Desde então, o Angra dos Reis já foi estudado por muitos grupos de pesquisa internacionais, o que lhe custou algumas gramas a menos para cada amostra retirada. Dos 400g que a pedra tinha quando foi encontrada, restaram cerca de 70 gramas no Museu Nacional.
“Se encontrássemos mais fragmentos, não teríamos que economizar tanto e poderíamos inclusive refazer a datação por métodos mais precisos, o que não podemos fazer hoje com a quantidade de material que temos”, explica Zucolotto.

Sem pistas sobre o segundo pedaço do meteorito perdido na família Travassos, resta aos pesquisadores buscar pelo suposto terceiro fragmento que estaria na baía de Angra. Mas a tarefa é hercúlea: encontrar uma pedrinha escura de cerca de meio quilo e 8 cm de diâmetro no fundo de uma baía.
“É como achar uma agulha no palheiro, um sonho que só pode se realizar com ajuda divina”, apela a astrônoma. “Se o meteorito fosse metálico, poderíamos usar um detector de metais para encontrá-lo, mas ele é uma pedra no meio de tantas outras centenas de milhares que estão lá.”

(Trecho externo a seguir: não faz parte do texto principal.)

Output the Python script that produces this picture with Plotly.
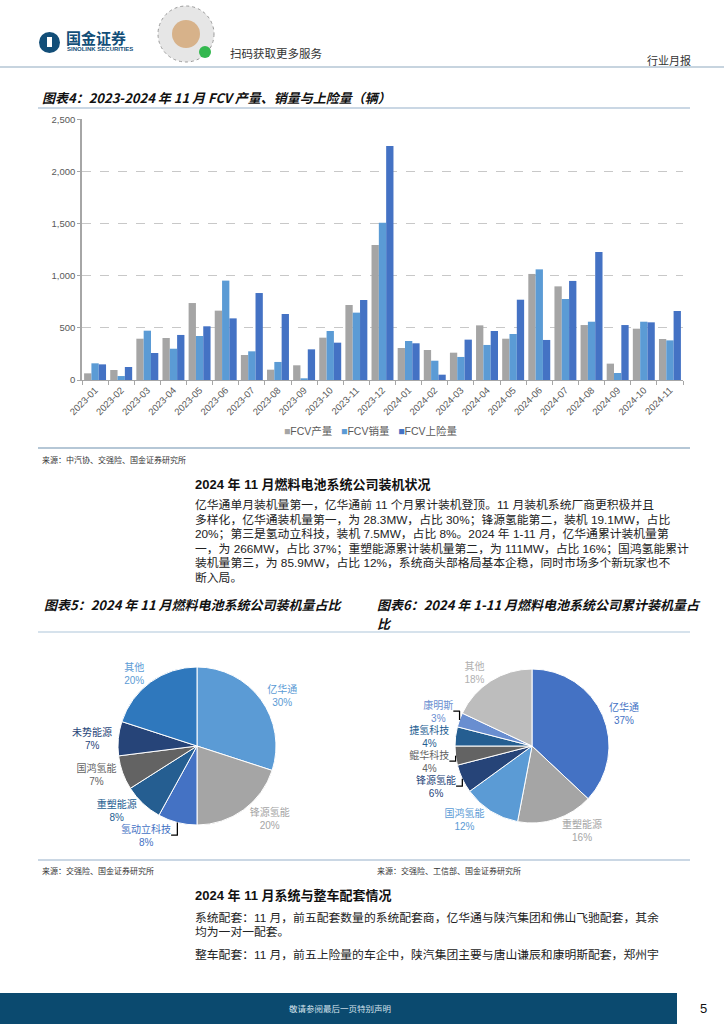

Não é de se admirar que a busca do final de semana tenha se revelado infrutífera. Mas Zucolotto, que já tinha mergulhado em busca da pedra outras vezes, não desanima e insiste na procura. “Em buscas anteriores, encontramos pedaços de louça da época, o que mostra que não houve movimento significativo das águas e areias em cem anos”, explica. “Tenho certeza de que, continuando esse trabalho, vamos encontrar o meteorito.”
Tesouro oficial
Deve ter passado na cabeça do leitor mais desconfiado a dúvida: se alguém encontrasse o meteorito, por que não guardaria segredo e tentaria obter lucro com a pedra para si? Acontece que, para ter valor legal e ser oficialmente reconhecido como meteorito, o fragmento precisa ser submetido à análise de um laboratório autenticado cujo laudo deve ser aprovado por um comitê da Meteoritical Society e publicado no Meteoritical Bulletin. Além disso, é necessário que uma amostra de pelo menos 20 gramas (ou 20% do meteorito) fique sob a tutela de um museu credenciado, como o Museu Nacional.